Occupation-Specific Rates

For the five most common field and livestock worker occupations, a single AEWR will apply. For all other agricultural jobs, DOL will publish occupation-specific rates.

This is significant because workers doing specialized agricultural tasks—such as equipment operation, irrigation, or greenhouse work—will now have wages that better match the skill and responsibility of their work.

Housing Adjustment

Most H-2A workers receive employer-provided housing at no cost. To reflect this, DOL will now apply a standard downward adjustment to the published AEWR. For example, if the wage for a Skill Level I field worker in Alabama is set at $11.25, the worker would actually be paid $10.05 after the $1.20 housing adjustment.

This is important for beneficiaries to understand—while housing is a benefit, it reduces the hourly cash wage you’ll receive.

Timing and Updates

The AEWR will now be updated in line with BLS’s data release schedule, meaning workers could see wage changes more frequently than under the old system.
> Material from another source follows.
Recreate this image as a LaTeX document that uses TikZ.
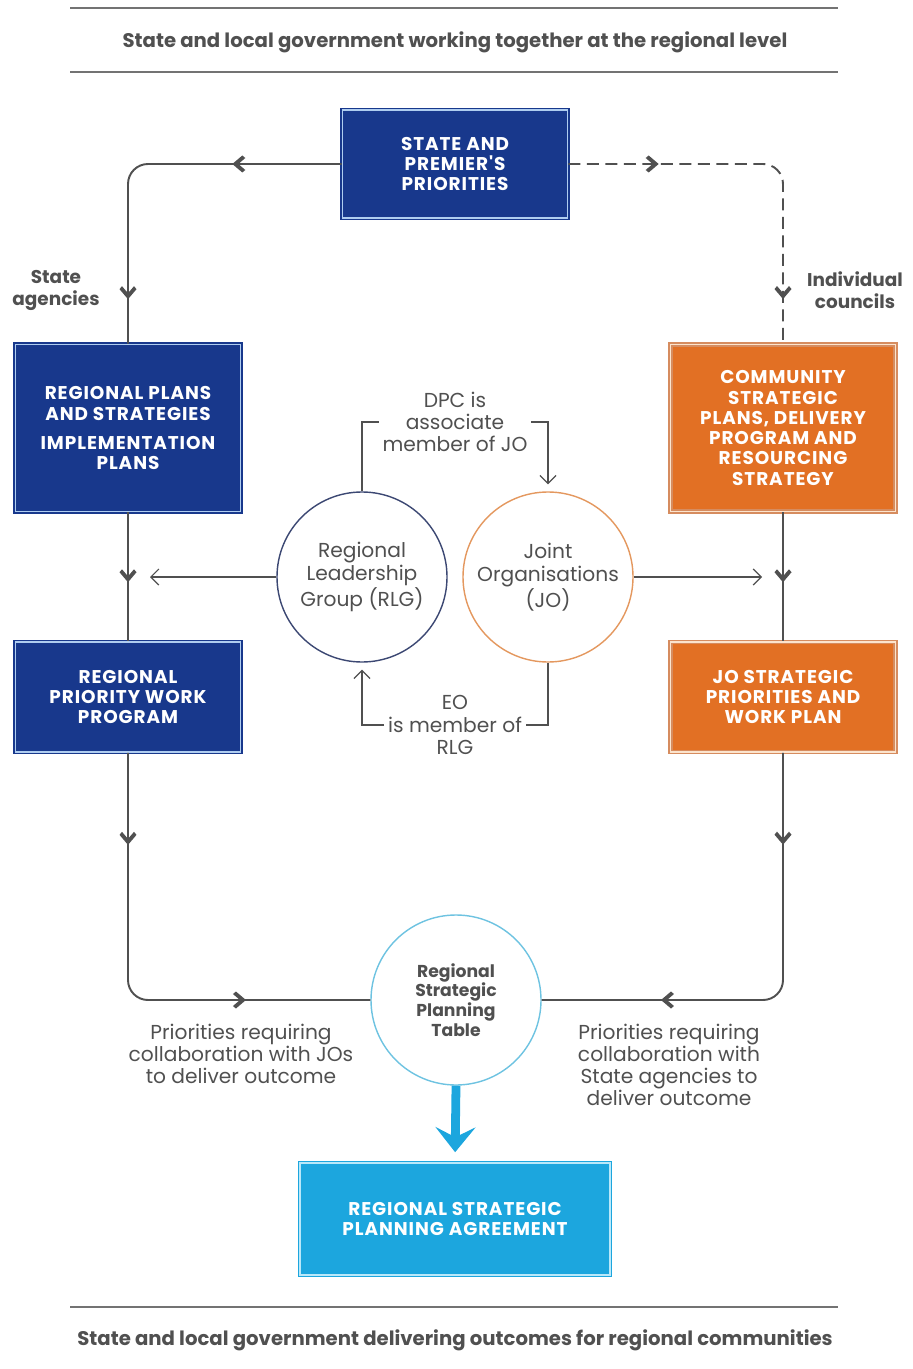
\documentclass[tikz,border=0pt]{standalone}
\usepackage{fontspec}
\setmainfont{Poppins}
\usepackage{tikz}
\usetikzlibrary{arrows.meta,decorations.markings,positioning}
\definecolor{navy}{RGB}{24,56,140}
\definecolor{navyl}{RGB}{175,205,240}
\definecolor{orng}{RGB}{226,112,36}
\definecolor{orngd}{RGB}{214,140,95}
\definecolor{orngl}{RGB}{252,228,205}
\definecolor{cyanb}{RGB}{28,166,222}
\definecolor{cyanl}{RGB}{185,232,250}
\definecolor{rlgc}{RGB}{60,72,115}
\definecolor{joc}{RGB}{228,152,95}
\definecolor{rsptc}{RGB}{110,195,225}
\definecolor{lgray}{RGB}{80,80,80}
\definecolor{tgray}{RGB}{80,80,80}
\newfontfamily\boxfont[LetterSpace=5]{Poppins}
% bold chevron put on the lines
\newcommand\chevron{\fill[lgray,sharp corners,solid] (1.1mm,0) -- (-0.9mm,1.7mm) -- (-1.5mm,1.2mm) -- (-0.1mm,0)
  -- (-1.5mm,-1.2mm) -- (-0.9mm,-1.7mm) -- cycle;}
\tikzset{
  bluebox/.style={fill=navy,draw=navy,line width=0.9pt,double=navyl,double distance=0.9pt,text=white,
    font=\boxfont\bfseries\fontsize{10.5}{11.5}\selectfont,align=center,minimum width=45mm,inner sep=2pt},
  orbox/.style={bluebox,fill=orng,draw=orngd,double=orngl},
  cybox/.style={bluebox,fill=cyanb,draw=cyanb,double=cyanl},
  ring/.style={circle,fill=white,line width=0.8pt,minimum size=34mm,inner sep=0pt,align=center,text=tgray,
    font=\fontsize{11.5}{12.8}\selectfont},
  note/.style={align=center,text=tgray,inner sep=2pt,font=\fontsize{11.5}{12.6}\selectfont},
  side/.style={note,font=\bfseries\fontsize{10.5}{12.5}\selectfont},
  title/.style={text=tgray,font=\bfseries\fontsize{11.2}{13}\selectfont},
  rule/.style={draw=lgray!80,line width=1.6pt},
  ln/.style={draw=lgray,line width=1.1pt},
  thinln/.style={draw=lgray,line width=0.7pt},
  barb/.tip={Straight Barb[length=1.6mm,width=3.2mm]},
  arrone/.style={postaction={decorate},decoration={markings,mark=at position #1 with {\chevron}}},
  arrtwo/.style 2 args={postaction={decorate},decoration={markings,
    mark=at position #1 with {\chevron},mark=at position #2 with {\chevron}}},
  bigarr/.style={draw=cyanb,line width=5pt,-{Stealth[length=5mm,width=8mm,inset=2mm]},shorten >=2mm}
}
\begin{document}
\begin{tikzpicture}[x=0.2mm,y=-0.2mm]
\useasboundingbox (0,0) rectangle (912,1369);
% header and footer
\draw[rule,line width=1.1pt] (70,8) -- (838,8);
\draw[rule] (70,72) -- (838,72);
\draw[rule] (70,1307) -- (838,1307);
\node[title] (top) at (455,42) {State and local government working together at the regional level};
\node[title] (bot) at (455,1340) {State and local government delivering outcomes for regional communities};
% boxes
\node[bluebox,minimum height=21.6mm] (spp) at (455,164) {STATE AND\\PREMIER'S\\PRIORITIES};
\node[bluebox,minimum height=33.4mm] (rps) at (128,428) {REGIONAL PLANS\\AND STRATEGIES\\[5pt]IMPLEMENTATION\\PLANS};
\node[bluebox,minimum height=22mm] (rpw) at (128,697) {REGIONAL\\PRIORITY WORK\\PROGRAM};
\node[orbox,minimum height=33.4mm] (csp) at (783,428) {COMMUNITY\\STRATEGIC\\PLANS, DELIVERY\\PROGRAM AND\\RESOURCING\\STRATEGY};
\node[orbox,minimum height=22mm] (jop) at (783,697) {JO STRATEGIC\\PRIORITIES AND\\WORK PLAN};
\node[cybox,minimum width=62mm,minimum height=22.4mm] (rspa) at (455,1219) {REGIONAL STRATEGIC\\PLANNING AGREEMENT};
% circles
\node[ring,draw=rlgc] (rlg) at (362,577) {Regional\\Leadership\\Group (RLG)};
\node[ring,draw=joc] (jo) at (548,577) {Joint\\Organisations\\(JO)};
\node[ring,draw=rsptc,font=\bfseries\fontsize{9.8}{11.3}\selectfont] (rspt) at (456,1000) {Regional\\Strategic\\Planning\\Table};
% labels
\node[side] (sa) at (56,290) {State\\agencies};
\node[side] (ic) at (855,290) {Individual\\councils};
\node[note] (dpc) at (455,422) {DPC is\\associate\\member of JO};
\node[note] (eo) at (455,725) {EO\\is member of\\RLG};
\node[note] (pl) at (241,1054) {Priorities requiring\\collaboration with JOs\\to deliver outcome};
\node[note] (pr) at (669,1065) {Priorities requiring\\collaboration with\\State agencies to\\deliver outcome};
% state side
\draw[ln,rounded corners=4mm,arrtwo={0.27}{0.87}] (spp.west) -| (rps.north);
\draw[ln,arrone=0.5] (rps.south) -- (rpw.north);
\draw[ln,rounded corners=4mm,arrtwo={0.18}{0.73}] (rpw.south) |- (rspt.west);
% council side
\draw[ln,dash pattern=on 2.4mm off 1.3mm,rounded corners=4mm,arrtwo={0.22}{0.87}] (spp.east) -| (csp.north);
\draw[ln,arrone=0.5] (csp.south) -- (jop.north);
\draw[ln,rounded corners=4mm,arrtwo={0.18}{0.74}] (jop.south) |- (rspt.east);
% RLG and JO
\coordinate (lend) at (150,577);
\coordinate (rend) at (762,577);
\draw[thinln,-barb] (rlg.west) -- (lend);
\draw[thinln,-barb] (jo.east) -- (rend);
\draw[thinln] (rlg.north) |- (dpc.west);
\draw[thinln,-barb,shorten >=1.4mm] (dpc.east) -| (jo.north);
\draw[thinln] (jo.south) |- (eo.east);
\draw[thinln,-barb,shorten >=1.4mm] (eo.west) -| (rlg.south);
% agreement
\draw[bigarr] (rspt.south) -- (rspa.north);
\end{tikzpicture}
\end{document}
This may create more fluctuations—sometimes up, sometimes down—in pay rates year over year.

Why This Matters for Workers

  • Fairer Pay by Job Type: Workers with higher skill levels or specialized job duties could benefit with higher wages.
  • Possible Lower Pay in Some Roles: Entry-level jobs may see reduced wages compared to past AEWRs, especially once the housing adjustment is applied.
  • More Transparency: With wages tied to national BLS data, there’s greater consistency and predictability in how rates are set.
  • Ongoing Changes: Because this is an interim final rule, workers (and their advocates) can still submit feedback, and future adjustments may follow.

What Workers Should Do

  • Know Your Job Classification: Make sure you understand which occupation code your job falls under, and whether it’s Skill Level I or II. This directly affects your pay.
  • Watch for Updates: Stay aware of new AEWR announcements, since rates may shift more often.
  • Ask Questions: If your pay seems lower than expected, ask your employer how they classified your job and whether the housing adjustment applies correctly.
  • Stay Informed: Worker rights organizations and law firms like AW Labor and Farmer Law PC are monitoring these changes and can help explain how they impact you.

The DOL’s new AEWR rule is designed to modernize the wage-setting system for H-2A workers, but it also creates new complexities. For beneficiaries, the bottom line is clear: your pay may look different than in past years—sometimes higher, sometimes lower—depending on your job, skills, and location.

At AW Labor, we believe every worker deserves fair treatment and clarity about their rights. We’ll continue to track developments in this rule and share updates so H-2A workers understand exactly what to expect.